BEIRUT - Lebanese prime minister-designate Saad Hariri said on Thursday Hezbollah will be part of the next cabinet "whether Israel likes it or not," as his bid to form a government entered its eight week.
"The national unity government will include the (ruling) March 14 alliance, and I also want to assure the Israeli enemy that Hezbollah will be in this government whether it likes it or not because Lebanon's interests require all parties be involved in this cabinet," Hariri said at an Iftar feast to break the Ramadan fast on Thursday night.
There has been an escalating war of words in recent days between Israel and Hezbollah.
Earlier this month, Israel warned that the Lebanese government as a whole would be blamed for any attack from its territory if Hezbollah were part of the new government.
"If Hezbollah joins the government it will be clear that the Lebanese government will be held responsible for any attack coming from its territory against Israel," hardline Prime Minister Benjamin Netanyahu said.
But Netanyahu, contradicting himself, later downplayed prospects of a new conflict with Lebanon.
Israel waged a bloody 34-day war on Lebanon in the summer of 2006 after Hezbollah fighters seized two Israeli soldiers in a deadly cross-border raid that aimed to free Lebanese soldiers from Israeli prisons.
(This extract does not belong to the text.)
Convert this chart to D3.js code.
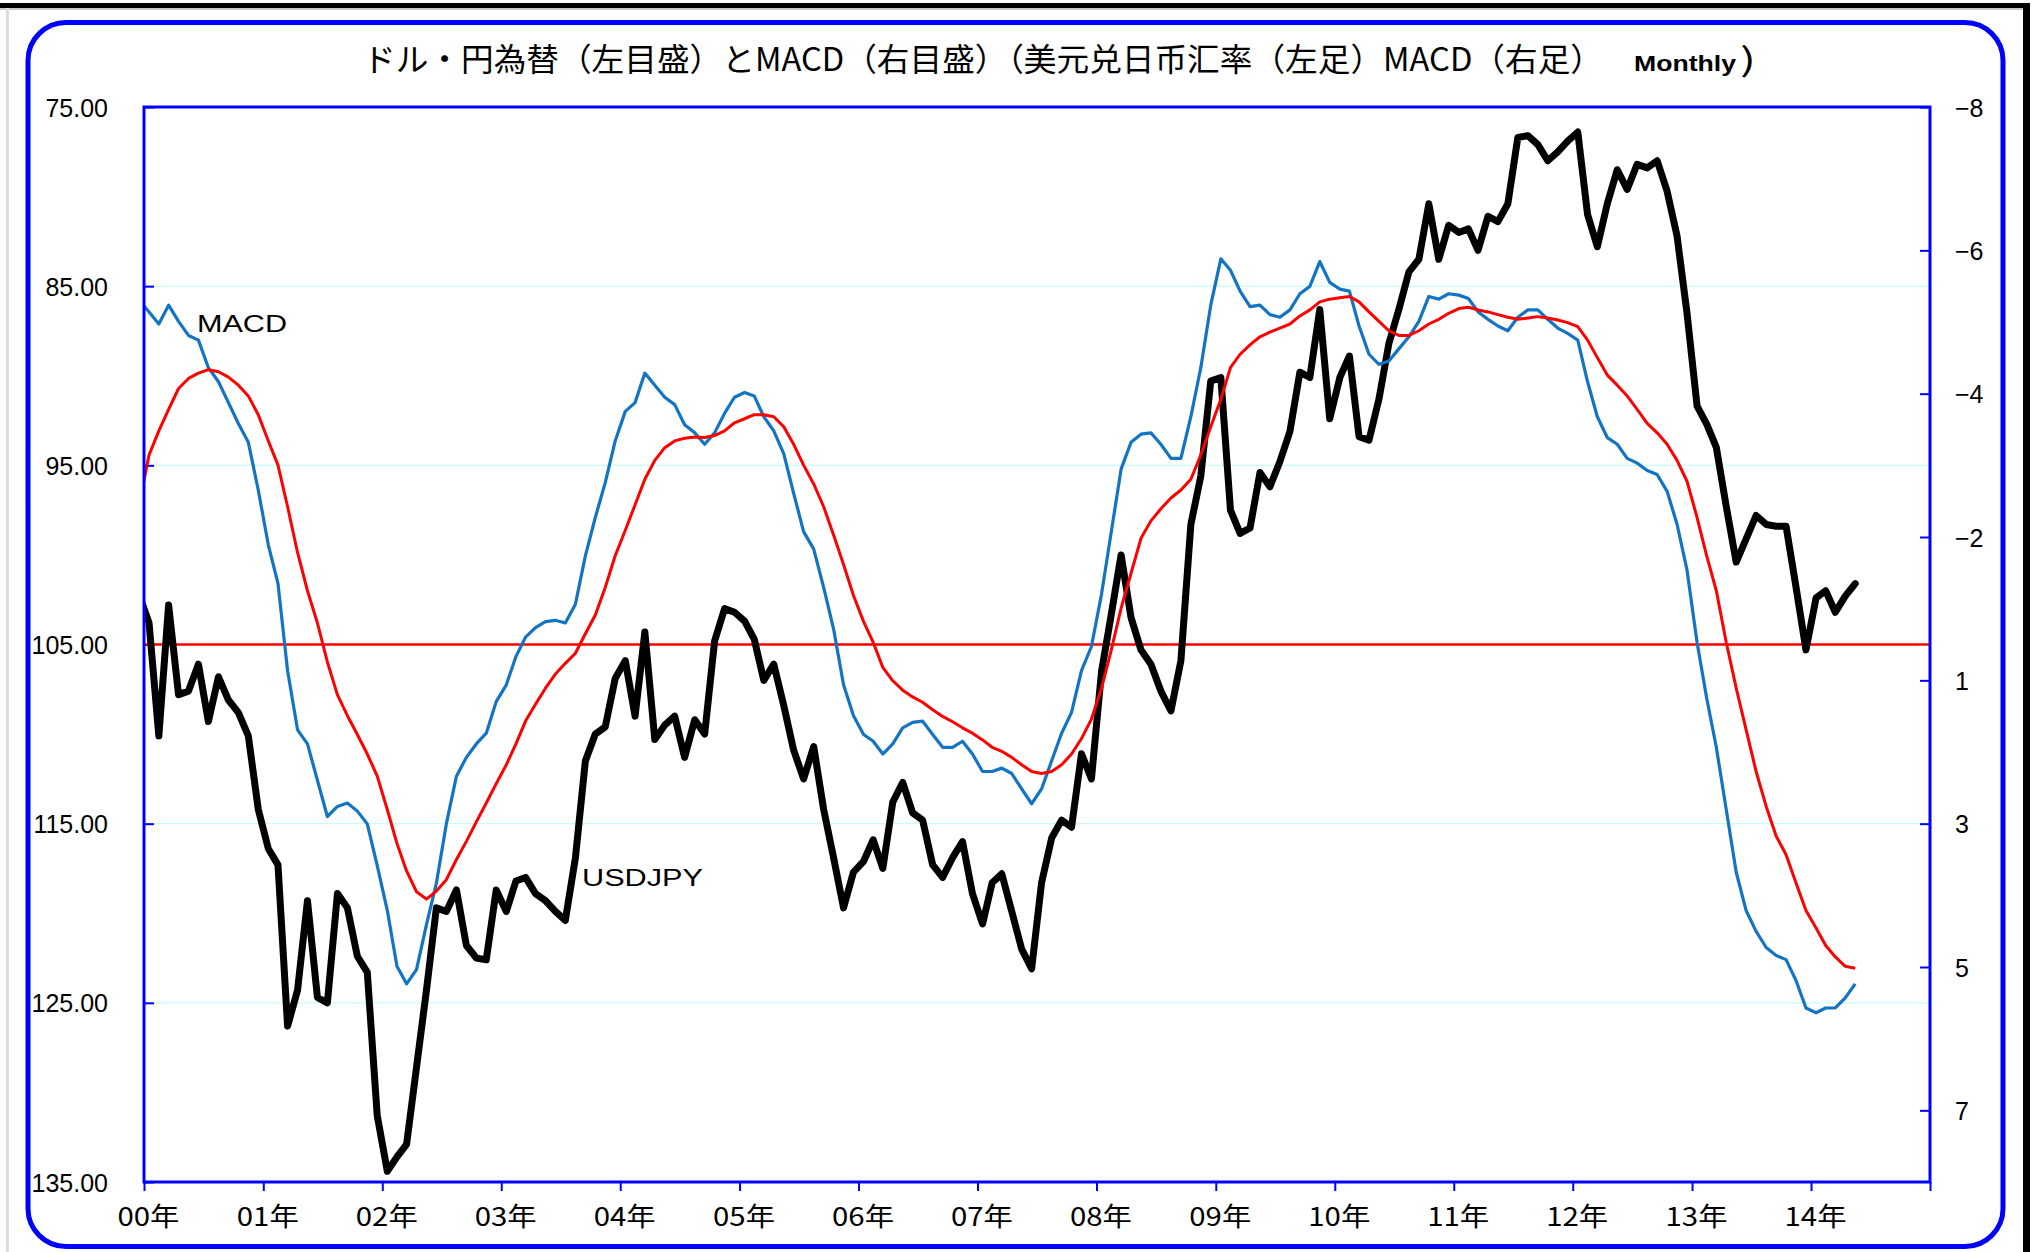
<!DOCTYPE html>
<html>
<head>
<meta charset="utf-8">
<script src="https://cdn.jsdelivr.net/npm/d3@7"></script>
<style>
  html, body { margin: 0; padding: 0; background: #ffffff; }
  svg { display: block; }
</style>
</head>
<body>
<svg id="chart" width="2033" height="1252"></svg>
<script>
// ---------------- DATA ----------------
const firstMonth = "1999-12";   // first data month (clipped at plot's left edge)
const lastMonth  = "2014-05";

const usdjpy = [
  102.2,
  103.8,110.1,102.8,107.8,107.6,106.1,109.3,106.8,108.1,108.8,110.1,114.2,
  116.4,117.3,126.3,124.3,119.3,124.7,125.0,118.9,119.7,122.4,123.3,131.3,
  134.4,133.6,132.9,128.6,124.3,119.7,119.9,118.7,121.8,122.5,122.6,118.7,
  119.9,118.2,118.0,118.9,119.3,119.9,120.4,116.9,111.5,110.0,109.6,106.9,
  105.9,109.0,104.3,110.3,109.5,109.0,111.3,109.2,110.0,104.8,103.0,103.2,
  103.7,104.7,107.0,106.1,108.4,110.9,112.5,110.7,114.2,116.9,119.7,117.7,
  117.1,115.9,117.5,113.8,112.7,114.4,114.8,117.3,118.0,116.9,116.0,118.9,
  120.6,118.3,117.8,119.9,122.0,123.1,118.3,115.8,114.8,115.2,111.1,112.5,
  106.5,103.3,100.0,103.5,105.3,106.1,107.6,108.7,105.9,98.3,95.6,90.3,
  90.1,97.5,98.8,98.5,95.4,96.2,94.8,93.1,89.8,90.1,86.3,92.4,
  90.1,88.9,93.4,93.6,91.3,88.2,86.3,84.2,83.5,80.4,83.5,81.6,
  82.0,81.8,83.0,81.1,81.4,80.4,76.7,76.6,77.1,78.0,77.5,76.9,
  76.4,81.0,82.8,80.4,78.5,79.6,78.2,78.4,78.0,79.7,82.2,86.5,
  91.7,92.7,94.0,97.3,100.4,99.1,97.8,98.3,98.4,98.4,101.8,105.3,
  102.4,102.0,103.2,102.3,101.6
];

const macd = [
  -5.13,
  -4.95,-4.77,-5.05,-4.81,-4.60,-4.53,-4.12,-3.91,-3.60,-3.29,-3.01,-2.30,
  -1.48,-0.91,0.39,1.27,1.48,2.02,2.56,2.41,2.36,2.48,2.67,3.29,
  3.96,4.79,5.05,4.84,4.17,3.55,2.67,1.96,1.68,1.48,1.32,0.85,
  0.60,0.18,-0.11,-0.25,-0.34,-0.36,-0.32,-0.60,-1.32,-1.89,-2.41,-3.03,
  -3.47,-3.60,-4.04,-3.86,-3.68,-3.57,-3.27,-3.15,-2.98,-3.15,-3.44,-3.68,
  -3.75,-3.70,-3.39,-3.18,-2.84,-2.25,-1.68,-1.42,-0.85,-0.23,0.60,1.06,
  1.34,1.44,1.63,1.48,1.24,1.16,1.14,1.34,1.53,1.53,1.44,1.63,
  1.89,1.89,1.84,1.92,2.15,2.37,2.15,1.73,1.32,1.01,0.39,0.03,
  -0.75,-1.68,-2.61,-3.01,-3.13,-3.15,-2.98,-2.77,-2.77,-3.39,-4.12,-5.05,
  -5.74,-5.57,-5.26,-5.03,-5.05,-4.91,-4.87,-4.98,-5.22,-5.33,-5.70,-5.39,
  -5.29,-5.26,-4.74,-4.32,-4.17,-4.22,-4.40,-4.58,-4.81,-5.18,-5.14,-5.22,
  -5.20,-5.15,-4.95,-4.84,-4.74,-4.67,-4.87,-4.98,-4.98,-4.84,-4.71,-4.63,
  -4.53,-3.91,-3.39,-3.08,-2.98,-2.77,-2.70,-2.59,-2.53,-2.28,-1.79,-1.11,
  -0.03,0.80,1.53,2.46,3.39,3.96,4.27,4.51,4.63,4.69,5.00,5.41,
  5.48,5.41,5.41,5.26,5.05
];

const signal = [
  -2.06,
  -2.82,-3.18,-3.50,-3.81,-3.96,-4.04,-4.09,-4.06,-3.98,-3.86,-3.70,-3.42,
  -3.03,-2.67,-2.05,-1.37,-0.80,-0.32,0.26,0.75,1.06,1.34,1.63,1.96,
  2.46,2.96,3.37,3.68,3.79,3.67,3.50,3.20,2.93,2.64,2.36,2.07,
  1.79,1.48,1.14,0.89,0.65,0.44,0.28,0.13,-0.16,-0.44,-0.85,-1.32,
  -1.70,-2.08,-2.46,-2.74,-2.93,-3.03,-3.07,-3.09,-3.08,-3.11,-3.18,-3.30,
  -3.36,-3.42,-3.42,-3.39,-3.24,-2.98,-2.67,-2.39,-2.05,-1.63,-1.19,-0.73,
  -0.34,-0.03,0.34,0.54,0.68,0.78,0.86,0.97,1.07,1.15,1.24,1.32,
  1.42,1.53,1.59,1.68,1.79,1.89,1.92,1.89,1.79,1.63,1.40,1.11,
  0.65,0.08,-0.54,-1.06,-1.58,-1.84,-2.02,-2.18,-2.30,-2.46,-2.82,-3.24,
  -3.65,-4.12,-4.32,-4.46,-4.58,-4.65,-4.71,-4.77,-4.89,-4.98,-5.10,-5.14,
  -5.16,-5.18,-5.10,-4.95,-4.81,-4.67,-4.60,-4.60,-4.67,-4.77,-4.84,-4.93,
  -5.00,-5.02,-4.98,-4.95,-4.91,-4.87,-4.84,-4.86,-4.88,-4.86,-4.83,-4.79,
  -4.73,-4.53,-4.27,-4.01,-3.86,-3.70,-3.50,-3.29,-3.15,-2.98,-2.74,-2.43,
  -1.89,-1.32,-0.80,-0.03,0.65,1.27,1.89,2.41,2.85,3.13,3.55,3.96,
  4.22,4.48,4.65,4.79,4.82
];

const yearLabels = ["00年","01年","02年","03年","04年","05年","06年","07年",
                    "08年","09年","10年","11年","12年","13年","14年"];
const leftTicks = [75, 85, 95, 105, 115, 125, 135];
const leftTickLabels = ["75.00","85.00","95.00","105.00","115.00","125.00","135.00"];
const rightTickLabels = ["\u22128","\u22126","\u22124","\u22122","1","3","5","7"];
const rightDomain = [-8, 8];
const rightTickStep = 16 / 7.5;
const titleMain = "ドル・円為替（左目盛）とMACD（右目盛）（美元兑日币汇率（左足）MACD（右足）";
const titleSub = "Monthly";

// ---------------- LAYOUT ----------------
const svg = d3.select("#chart");
const P = { left: 144, right: 1930, top: 107, bottom: 1182 };
const BLUE = "#0000ff";

const parseM = d3.timeParse("%Y-%m");
const months = d3.timeMonth.range(parseM(firstMonth), d3.timeMonth.offset(parseM(lastMonth), 1));

const x = d3.scaleTime()
  .domain([new Date(2000, 0, 1), new Date(2015, 0, 1)])
  .range([P.left, P.right]);
const xMid = d => (x(d) + x(d3.timeMonth.offset(d, 1))) / 2;

const yL = d3.scaleLinear().domain([75, 135]).range([P.top, P.bottom]);
const yR = d3.scaleLinear().domain(rightDomain).range([P.top, P.bottom]);

// screenshot edge artifacts
svg.append("rect").attr("x", 0).attr("y", 3).attr("width", 2030).attr("height", 5).attr("fill", "#000");
svg.append("rect").attr("x", 0).attr("y", 8).attr("width", 2024).attr("height", 2).attr("fill", "#c8c8c8");
svg.append("rect").attr("x", 2023).attr("y", 3).attr("width", 7).attr("height", 1249).attr("fill", "#000");
svg.append("rect").attr("x", 6).attr("y", 8).attr("width", 3).attr("height", 1244).attr("fill", "#dcdcdc");

// outer rounded frame
svg.append("rect")
  .attr("x", 28).attr("y", 22.5).attr("width", 1975).attr("height", 1224)
  .attr("rx", 38).attr("ry", 38)
  .attr("fill", "#fff").attr("stroke", BLUE).attr("stroke-width", 5);

// title
svg.append("text")
  .attr("x", 363).attr("y", 71)
  .attr("textLength", 1240).attr("lengthAdjust", "spacingAndGlyphs")
  .style("font-family", "'Noto Sans CJK JP'").style("font-size", "32px")
  .attr("fill", "#000").text(titleMain);
svg.append("text")
  .attr("x", 1634).attr("y", 71)
  .attr("textLength", 102).attr("lengthAdjust", "spacingAndGlyphs")
  .style("font-family", "'Liberation Sans'").style("font-size", "22px").style("font-weight", "bold")
  .attr("fill", "#000").text(titleSub);
svg.append("text")
  .attr("x", 1740).attr("y", 71)
  .attr("textLength", 16).attr("lengthAdjust", "spacingAndGlyphs")
  .style("font-family", "'Noto Sans CJK JP'").style("font-size", "32px")
  .attr("fill", "#000").text(")");

// gridlines (left-axis ticks)
svg.append("g").selectAll("line")
  .data(leftTicks.filter(v => v !== 75 && v !== 135))
  .join("line")
  .attr("x1", P.left).attr("x2", P.right)
  .attr("y1", d => yL(d)).attr("y2", d => yL(d))
  .attr("stroke", "#c8fcfc").attr("stroke-width", 1.2);

// left axis
const gL = svg.append("g").attr("transform", `translate(${P.left},0)`)
  .call(d3.axisRight(yL).tickValues(leftTicks).tickSize(10).tickPadding(0)
        .tickFormat((d, i) => leftTickLabels[i]));
gL.select(".domain").remove();
gL.selectAll(".tick line").attr("stroke", BLUE).attr("stroke-width", 2);
gL.selectAll(".tick text")
  .attr("x", 108 - P.left).attr("text-anchor", "end").attr("dy", "0.36em")
  .style("font-family", "'Liberation Sans'").style("font-size", "25px").attr("fill", "#000");

// right axis
const rightTickVals = rightTickLabels.map((_, i) => rightDomain[0] + i * rightTickStep);
const gR = svg.append("g").attr("transform", `translate(${P.right},0)`)
  .call(d3.axisLeft(yR).tickValues(rightTickVals).tickSize(10).tickPadding(0)
        .tickFormat((d, i) => rightTickLabels[i]));
gR.select(".domain").remove();
gR.selectAll(".tick line").attr("stroke", BLUE).attr("stroke-width", 2);
gR.selectAll(".tick text")
  .attr("x", 1955 - P.right).attr("text-anchor", "start").attr("dy", "0.36em")
  .style("font-family", "'Liberation Sans'").style("font-size", "25px").attr("fill", "#000");

// bottom axis
const yearTicks = d3.range(2000, 2016).map(y => new Date(y, 0, 1));
const gB = svg.append("g").attr("transform", `translate(0,${P.bottom})`)
  .call(d3.axisBottom(x).tickValues(yearTicks).tickSize(9).tickPadding(0)
        .tickFormat((d, i) => yearLabels[i] || ""));
gB.select(".domain").remove();
gB.selectAll(".tick line").attr("stroke", BLUE).attr("stroke-width", 2);
gB.selectAll(".tick text")
  .attr("x", 4).attr("y", 44).attr("dy", 0)
  .attr("textLength", 62).attr("lengthAdjust", "spacingAndGlyphs")
  .style("font-family", "'Noto Sans CJK JP'").style("font-size", "26px").attr("fill", "#000");

// clip
svg.append("clipPath").attr("id", "plotClip")
  .append("rect").attr("x", P.left).attr("y", P.top)
  .attr("width", P.right - P.left).attr("height", P.bottom - P.top);

const gP = svg.append("g").attr("clip-path", "url(#plotClip)");

// zero line of MACD
gP.append("line")
  .attr("x1", P.left).attr("x2", P.right)
  .attr("y1", yR(0)).attr("y2", yR(0))
  .attr("stroke", "#ff0000").attr("stroke-width", 2.5);

const lineL = d3.line().x((d, i) => xMid(months[i])).y(d => yL(d));
const lineR = d3.line().x((d, i) => xMid(months[i])).y(d => yR(d));

gP.append("path").datum(usdjpy).attr("d", lineL)
  .attr("fill", "none").attr("stroke", "#000").attr("stroke-width", 7)
  .attr("stroke-linejoin", "round").attr("stroke-linecap", "round");
gP.append("path").datum(macd).attr("d", lineR)
  .attr("fill", "none").attr("stroke", "#1474c4").attr("stroke-width", 3.2)
  .attr("stroke-linejoin", "round");
gP.append("path").datum(signal).attr("d", lineR)
  .attr("fill", "none").attr("stroke", "#ff0000").attr("stroke-width", 3)
  .attr("stroke-linejoin", "round");

// plot border
svg.append("rect")
  .attr("x", P.left).attr("y", P.top)
  .attr("width", P.right - P.left).attr("height", P.bottom - P.top)
  .attr("fill", "none").attr("stroke", BLUE).attr("stroke-width", 3);

// series labels
svg.append("text").attr("x", 197).attr("y", 332)
  .attr("textLength", 90).attr("lengthAdjust", "spacingAndGlyphs")
  .style("font-family", "'Liberation Sans'").style("font-size", "24px")
  .attr("fill", "#000").text("MACD");
svg.append("text").attr("x", 582).attr("y", 886)
  .attr("textLength", 121).attr("lengthAdjust", "spacingAndGlyphs")
  .style("font-family", "'Liberation Sans'").style("font-size", "24px")
  .attr("fill", "#000").text("USDJPY");
</script>
</body>
</html>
The bodies of the soldiers were returned in a prisoner swap.
The war claimed the lives of more than 1,200 people in Lebanon, most of them civilians, and more than 160 Israelis, most of them soldiers.
Hezbollah, originally a resistance group formed to counter an Israeli occupation of south Lebanon, had forced the Israeli military out of Lebanon in 2000. Israel, however, continues to occupy the Lebanese Shabaa Farms.
Israeli flights over Lebanon occur on an almost daily basis and are in breach of UN Security Council resolution 1710, which in August 2006 ended the war.
The winning alliance headed by Saad Hariri won 71 seats in the 128-member parliament in the election against 57 for the opposition led by Hezbollah.
The Hezbollah opposition had actually secured the majority (52%) of the votes in Lebanon, but could not secure a majority of Parliamentary seats (it won 45%) because of the nature of the sectarian government system in the country.
Tough negotiations have led to a deal on the number of ministers each political camp will have in Lebanon's 30-seat cabinet, with 15 going to Hariri's ruling alliance, 10 to the Hezbollah-led opposition and the president appointing five.
But the cabinet has yet to see the light of day as feuding political camps squabble over portfolios, particularly such key jobs as foreign affairs, finance, interior and telecommunications.